Recently, Pinterest has been in the news because they joined with other social media to discourage content encouraging anorexia or other forms of self-harm. The move was sparked by the alarming number of “thinspiration” posts on the site. But because Pinterest encourages wide-scale appropriation, once an image is pinned it takes on a life of its own. Whatever contextualization was granted the image by its original caption and categorization may be obliterated or reversed by the first repin. Images that were pinned as part of an “anti-thinspiration” board may be re-categorized by the next pinner as “thinspiration” itself. Context may be everything, but on Pinterest it is transient at best, as the images themselves quickly become orphaned texts uprooted from any single, fixed context.
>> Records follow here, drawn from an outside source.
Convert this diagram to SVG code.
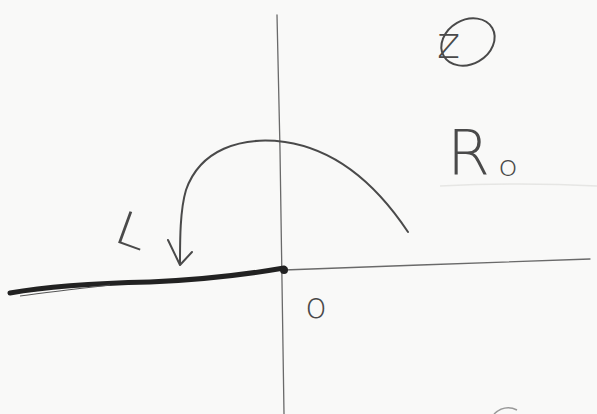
<svg xmlns="http://www.w3.org/2000/svg" width="597" height="414" viewBox="0 0 597 414">
<style>
.pen{fill:none;stroke:#4a4a4a;stroke-width:2;stroke-linecap:round;stroke-linejoin:round}
.thin{fill:none;stroke:#6a6a6a;stroke-width:1.3;stroke-linecap:round}
.hand{font-family:"DejaVu Sans",sans-serif;fill:#4a4a4a;font-weight:200}
</style>
<rect width="597" height="414" fill="#f9f9f8"/>
<path d="M440 186 Q520 182 597 186" fill="none" stroke="#e6e6e4" stroke-width="1.5"/>
<g id="axes">
<path class="thin" d="M277 15 L280 150 L284 414"/>
<path class="thin" d="M284 270 L420 265 L590 259"/>
</g>
<g id="branch-cut">
<path d="M10 293 Q60 284 150 282 Q220 279 284 268" fill="none" stroke="#222" stroke-width="5" stroke-linecap="round"/>
<path d="M20 296 Q50 292 110 285" fill="none" stroke="#555" stroke-width="1.2"/>
<circle cx="284" cy="270" r="4" fill="#222"/>
</g>
<g id="arc">
<path class="pen" d="M408 232 C380 190 340 150 285 142 C240 136 200 150 186 190 C180 210 180 240 180 263"/>
<path class="pen" d="M168 240 L180 265 L192 252"/>
</g>
<g id="labels">
<text class="hand" x="112" y="242" font-size="46" textLength="32" lengthAdjust="spacingAndGlyphs" transform="rotate(20 117 240)">L</text>
<text class="hand" x="447" y="175" font-size="62">R</text>
<text class="hand" x="498" y="176" font-size="28" textLength="20" lengthAdjust="spacingAndGlyphs">o</text>
<text class="hand" x="305" y="318" font-size="36">o</text>
<text class="hand" x="437" y="58" font-size="44">z</text>
<ellipse cx="468" cy="42" rx="28" ry="22" class="pen" transform="rotate(-30 468 42)"/>
<path d="M494 414 Q505 404 517 410" fill="none" stroke="#999" stroke-width="1.5"/>
</g>
</svg>
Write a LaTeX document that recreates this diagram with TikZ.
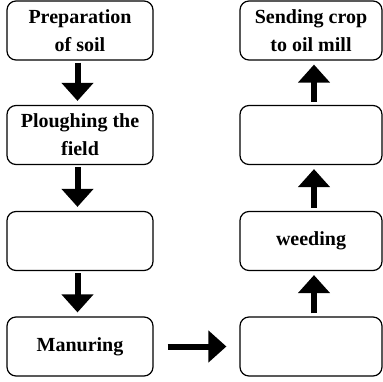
\documentclass[tikz,border=0pt]{standalone}
\usepackage{fontspec}
\setmainfont{Liberation Serif}
\usetikzlibrary{arrows.meta}
\begin{document}
\begin{tikzpicture}[x=1pt,y=-1pt,
  box/.style={draw, line width=1.2pt, rounded corners=9pt, minimum height=59pt, align=center,
    inner sep=0pt, font=\fontsize{20}{28}\selectfont\bfseries},
  lbox/.style={box, minimum width=146pt},
  rbox/.style={box, minimum width=142pt},
  arr/.style={line width=6pt, -{Triangle[width=31pt,length=18pt]}}
]
\useasboundingbox (0,0) rectangle (383,382);
\node[lbox] (l1) at (80,30.5) {Preparation\\of soil};
\node[lbox] (l2) at (80,135) {Ploughing the\\field};
\node[lbox] (l3) at (80,241) {};
\node[lbox] (l4) at (80,346.5) {Manuring};
\node[rbox] (r1) at (311,30.5) {Sending crop\\to oil mill};
\node[rbox] (r2) at (311,135) {};
\node[rbox] (r3) at (311,241) {weeding};
\node[rbox] (r4) at (311,346.5) {};
\draw[arr, shorten <=2pt, shorten >=4pt] ([xshift=-2.5pt]l1.south) -- ([xshift=-2.5pt]l2.north);
\draw[arr, shorten <=2pt, shorten >=4pt] ([xshift=-2.5pt]l2.south) -- ([xshift=-2.5pt]l3.north);
\draw[arr, shorten <=2pt, shorten >=4pt] ([xshift=-2.5pt]l3.south) -- ([xshift=-2.5pt]l4.north);
\draw[arr, shorten <=14pt, shorten >=13pt] (l4.east) -- (r4.west);
\draw[arr, shorten <=3pt, shorten >=4pt] ([xshift=3pt]r4.north) -- ([xshift=3pt]r3.south);
\draw[arr, shorten <=3pt, shorten >=4pt] ([xshift=3pt]r3.north) -- ([xshift=3pt]r2.south);
\draw[arr, shorten <=3pt, shorten >=4pt] ([xshift=3pt]r2.north) -- ([xshift=3pt]r1.south);
\end{tikzpicture}
\end{document}
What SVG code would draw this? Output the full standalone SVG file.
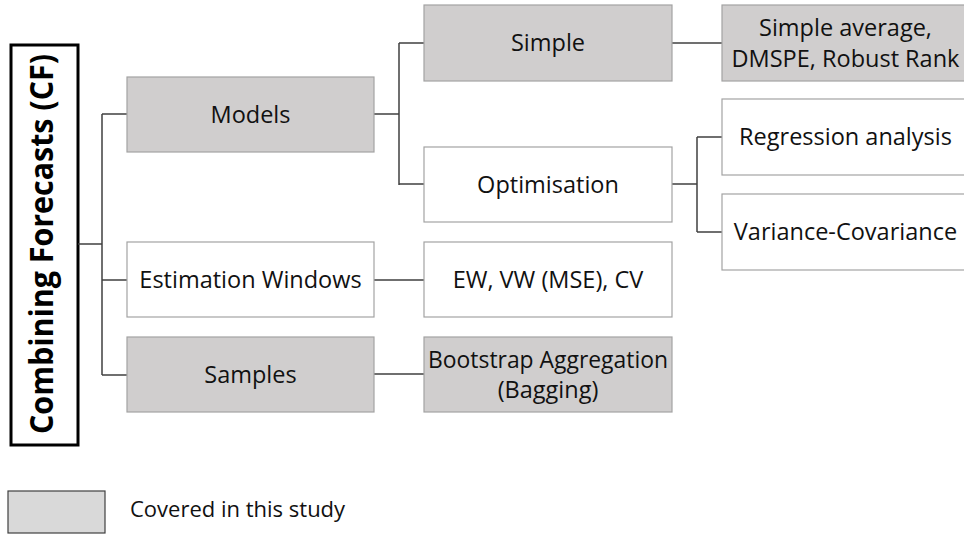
<svg xmlns="http://www.w3.org/2000/svg" width="964" height="534" viewBox="0 0 964 534">
<style>
.box{stroke:#a3a3a3;stroke-width:1.2}
.g{fill:#d0cece}
.w{fill:#ffffff}
.t{font-family:"Open Sans","Noto Sans","Liberation Sans",sans-serif;font-size:23.5px;fill:#111;text-anchor:middle}
.c{fill:none;stroke:#404040;stroke-width:1.5}
</style>
<rect width="964" height="534" fill="#fff"/>
<g id="cf">
<rect x="11" y="45" width="67" height="400" fill="#fff" stroke="#000" stroke-width="3"/>
<text transform="translate(53,244) rotate(-90)" text-anchor="middle" font-family="'Open Sans','Noto Sans',sans-serif" font-weight="bold" font-size="32" fill="#000" textLength="380" lengthAdjust="spacingAndGlyphs">Combining Forecasts (CF)</text>
</g>
<g id="connectors">
<path class="c" d="M78,244H102M102,114V375M102,114H127M102,280H127M102,375H127"/>
<path class="c" d="M374,114H399M399,43V185M399,43H424M399,184H424"/>
<path class="c" d="M672,43H722"/>
<path class="c" d="M672,184H697M697,137V232M697,137H722M697,232H722"/>
<path class="c" d="M374,280H424M374,374H424"/>
</g>
<g id="models"><rect class="box g" x="127" y="77" width="247" height="75"/><text class="t" x="250.5" y="122.5">Models</text></g>
<g id="estimation-windows"><rect class="box w" x="127" y="242" width="247" height="75"/><text class="t" x="250.5" y="287.5">Estimation Windows</text></g>
<g id="samples"><rect class="box g" x="127" y="337" width="247" height="75"/><text class="t" x="250.5" y="382.5">Samples</text></g>
<g id="simple"><rect class="box g" x="424" y="5" width="248" height="76"/><text class="t" x="548" y="51">Simple</text></g>
<g id="optimisation"><rect class="box w" x="424" y="147" width="248" height="75"/><text class="t" x="548" y="192.5">Optimisation</text></g>
<g id="ew"><rect class="box w" x="424" y="242" width="248" height="75"/><text class="t" x="548" y="287.5">EW, VW (MSE), CV</text></g>
<g id="bagging"><rect class="box g" x="424" y="337" width="248" height="75"/><text class="t" x="548" y="368" textLength="240" lengthAdjust="spacingAndGlyphs">Bootstrap Aggregation</text><text class="t" x="548" y="398">(Bagging)</text></g>
<g id="simple-average"><rect class="box g" x="722" y="5" width="247" height="76"/><text class="t" x="845.5" y="36">Simple average,</text><text class="t" x="845.5" y="67">DMSPE, Robust Rank</text></g>
<g id="regression"><rect class="box w" x="722" y="99" width="247" height="76"/><text class="t" x="845.5" y="145">Regression analysis</text></g>
<g id="variance"><rect class="box w" x="722" y="194" width="247" height="76"/><text class="t" x="845.5" y="240">Variance-Covariance</text></g>
<g id="legend"><rect x="8" y="491" width="97" height="42" fill="#d9d9d9" stroke="#404040" stroke-width="1.2"/><text x="130" y="517" font-family="'Open Sans','Noto Sans',sans-serif" font-size="22" fill="#111">Covered in this study</text></g>
</svg>
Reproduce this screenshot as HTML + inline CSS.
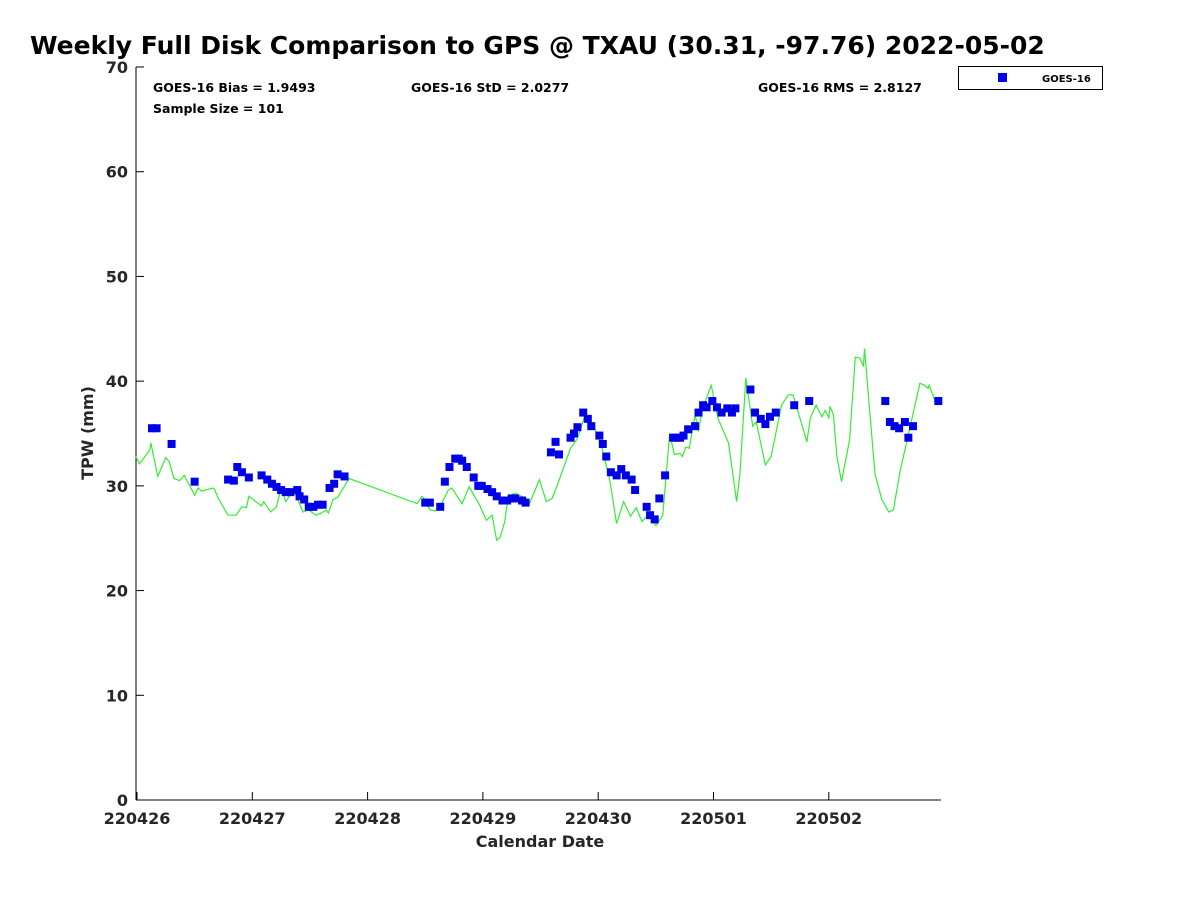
<!DOCTYPE html>
<html><head><meta charset="utf-8"><style>
body{margin:0;background:#fff;}
svg{display:block;font-family:"DejaVu Sans","Liberation Sans",sans-serif;font-weight:bold;}
</style></head><body>
<svg id="chart" width="1200" height="900">
<text x="30" y="54" font-size="25">Weekly Full Disk Comparison to GPS @ TXAU (30.31, -97.76) 2022-05-02</text>
<line x1="136" y1="67" x2="136" y2="800" stroke="#000"/>
<line x1="136" y1="800" x2="941" y2="800" stroke="#000"/>
<g id="yt"></g><g id="xt"></g>
<text x="540" y="847" font-size="16" text-anchor="middle" fill="#262626">Calendar Date</text>
<text x="0" y="0" font-size="16" text-anchor="middle" fill="#262626" transform="translate(93,433) rotate(-90)">TPW (mm)</text>
<text x="153" y="92" font-size="12.5">GOES-16 Bias = 1.9493</text>
<text x="411" y="92" font-size="12.5">GOES-16 StD = 2.0277</text>
<text x="758" y="92" font-size="12.5">GOES-16 RMS = 2.8127</text>
<text x="153" y="113" font-size="12.5">Sample Size = 101</text>
<g>
<rect x="958.5" y="66.5" width="144" height="23" fill="#fff" stroke="#000"/>
<rect x="998" y="73" width="9" height="9" fill="#0000e6"/>
<text x="1042" y="82" font-size="10">GOES-16</text>
</g>
<path id="gline" fill="none" stroke="#33ee33" stroke-width="1.2"/>
<g id="pts"></g>
</svg>
<script>
const xTickLabels=["220426","220427","220428","220429","220430","220501","220502"];
const yTicks=[0,10,20,30,40,50,60,70];
const gpsDays=[-0.01,0.02,0.11,0.12,0.18,0.25,0.28,0.32,0.37,0.41,0.50,0.53,0.56,0.66,0.67,0.71,0.79,0.86,0.91,0.95,0.97,1.08,1.10,1.16,1.21,1.25,1.29,1.36,1.44,1.49,1.55,1.60,1.64,1.66,1.70,1.74,1.84,2.43,2.47,2.50,2.54,2.59,2.65,2.70,2.73,2.82,2.88,2.97,3.03,3.08,3.12,3.15,3.19,3.22,3.28,3.37,3.40,3.49,3.55,3.60,3.64,3.76,3.82,3.89,3.97,4.03,4.10,4.16,4.22,4.28,4.33,4.38,4.43,4.50,4.56,4.62,4.66,4.71,4.73,4.76,4.79,4.84,4.87,4.90,4.98,5.04,5.13,5.20,5.23,5.28,5.34,5.37,5.45,5.50,5.59,5.65,5.69,5.81,5.84,5.89,5.94,5.97,6.00,6.01,6.04,6.07,6.11,6.18,6.23,6.27,6.30,6.31,6.40,6.46,6.52,6.56,6.62,6.68,6.79,6.83,6.86,6.87,6.93,6.96];
const gpsValues=[32.8,32.1,33.4,34.1,30.9,32.7,32.3,30.7,30.5,31.0,29.1,29.8,29.5,29.8,29.7,28.7,27.2,27.2,28.0,27.9,29.0,28.1,28.5,27.5,28.0,29.8,28.5,29.6,27.5,27.7,27.2,27.4,27.7,27.4,28.7,28.9,30.7,28.3,29.0,28.7,27.7,27.6,28.5,29.6,29.8,28.3,29.9,28.2,26.7,27.2,24.8,25.1,26.6,29.0,29.3,28.8,28.2,30.6,28.5,28.8,29.9,33.6,34.5,36.9,35.5,33.7,30.6,26.4,28.5,27.1,27.9,26.6,27.2,26.2,27.2,35.0,33.0,33.1,32.8,33.7,33.6,36.8,35.2,37.2,39.6,36.4,34.1,28.5,31.2,40.3,35.7,36.1,32.0,32.8,37.7,38.7,38.7,34.2,36.5,37.7,36.6,37.2,36.5,37.6,36.8,32.8,30.4,34.4,42.3,42.2,41.4,43.1,31.2,28.7,27.5,27.7,31.5,34.4,39.8,39.6,39.3,39.6,37.9,38.5];
const goesDays=[0.13,0.17,0.30,0.50,0.79,0.84,0.87,0.91,0.97,1.08,1.13,1.17,1.21,1.25,1.29,1.33,1.39,1.41,1.45,1.49,1.53,1.57,1.61,1.67,1.71,1.74,1.80,2.50,2.54,2.63,2.67,2.71,2.76,2.79,2.82,2.86,2.92,2.96,2.99,3.04,3.08,3.12,3.17,3.21,3.25,3.28,3.34,3.37,3.59,3.63,3.66,3.76,3.79,3.82,3.87,3.91,3.94,4.01,4.04,4.07,4.11,4.16,4.20,4.24,4.29,4.32,4.42,4.45,4.49,4.53,4.58,4.65,4.68,4.71,4.74,4.78,4.84,4.87,4.91,4.94,4.99,5.03,5.07,5.12,5.16,5.19,5.32,5.36,5.41,5.45,5.49,5.54,5.70,5.83,6.49,6.53,6.57,6.61,6.66,6.69,6.73,6.95];
const goesValues=[35.5,35.5,34.0,30.4,30.6,30.5,31.8,31.3,30.8,31.0,30.6,30.2,29.9,29.6,29.4,29.4,29.6,29.0,28.7,28.0,28.0,28.2,28.2,29.8,30.2,31.1,30.9,28.4,28.4,28.0,30.4,31.8,32.6,32.6,32.4,31.8,30.8,30.0,30.0,29.7,29.4,29.0,28.6,28.6,28.8,28.8,28.6,28.4,33.2,34.2,33.0,34.6,35.0,35.6,37.0,36.4,35.7,34.8,34.0,32.8,31.3,31.0,31.6,31.0,30.6,29.6,28.0,27.2,26.8,28.8,31.0,34.6,34.6,34.6,34.8,35.4,35.7,37.0,37.7,37.5,38.1,37.5,37.0,37.4,37.0,37.4,39.2,37.0,36.4,35.9,36.6,37.0,37.7,38.1,38.1,36.1,35.7,35.5,36.1,34.6,35.7,38.1];
const NS="http://www.w3.org/2000/svg";
const X=d=>137+d*115.3;
const Y=v=>800-v*(733/70);
const yt=document.getElementById('yt');
yTicks.forEach(v=>{
  const l=document.createElementNS(NS,'line');
  l.setAttribute('x1',136);l.setAttribute('x2',144);l.setAttribute('y1',Y(v));l.setAttribute('y2',Y(v));l.setAttribute('stroke','#000');
  
  
  yt.appendChild(l);
  const t=document.createElementNS(NS,'text');
  t.setAttribute('x',128);t.setAttribute('y',Y(v)+6);t.setAttribute('text-anchor','end');t.setAttribute('font-size','16');t.setAttribute('fill','#262626');
  t.textContent=v;
  
  
  yt.appendChild(t);
});
const xt=document.getElementById('xt');
xTickLabels.forEach((s,i)=>{
  const l=document.createElementNS(NS,'line');
  l.setAttribute('x1',X(i));l.setAttribute('x2',X(i));l.setAttribute('y1',800);l.setAttribute('y2',792);l.setAttribute('stroke','#000');
  
  
  xt.appendChild(l);
  const t=document.createElementNS(NS,'text');
  t.setAttribute('x',X(i));t.setAttribute('y',824);t.setAttribute('text-anchor','middle');t.setAttribute('font-size','16');t.setAttribute('fill','#262626');
  t.textContent=s;
  
  
  xt.appendChild(t);
});
document.getElementById('gline').setAttribute('d',gpsDays.map((d,i)=>(i?'L':'M')+X(d).toFixed(1)+','+Y(gpsValues[i]).toFixed(1)).join(''));
const pts=document.getElementById('pts');
goesDays.forEach((d,i)=>{
  const r=document.createElementNS(NS,'rect');
  r.setAttribute('x',X(d)-4);r.setAttribute('y',Y(goesValues[i])-4);r.setAttribute('width',8);r.setAttribute('height',8);r.setAttribute('fill','#0000e6');
  
  
  pts.appendChild(r);
});
</script>
</body></html>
"thinspiration" image                                                                                          Image Credit: GrandForksHerald.com

In Leviathan, Hobbes defined “wit” as the ability to observe similitude and combine disparate things, while “judgment” was the ability to differentiate (VIII.3). Pinterest provides a rich field where we can exercise these faculties, both while gathering images and whether we are viewing a friend’s board or Barack Obama’s. Ultimately, meaning becomes a collaboration between the gatherer and the viewer; however, as the viewer becomes the gatherer, images that once formed part of our composite self-image drift across the landscape of Pinterest and the web, providing someone else raw material to use as they fashion their own self.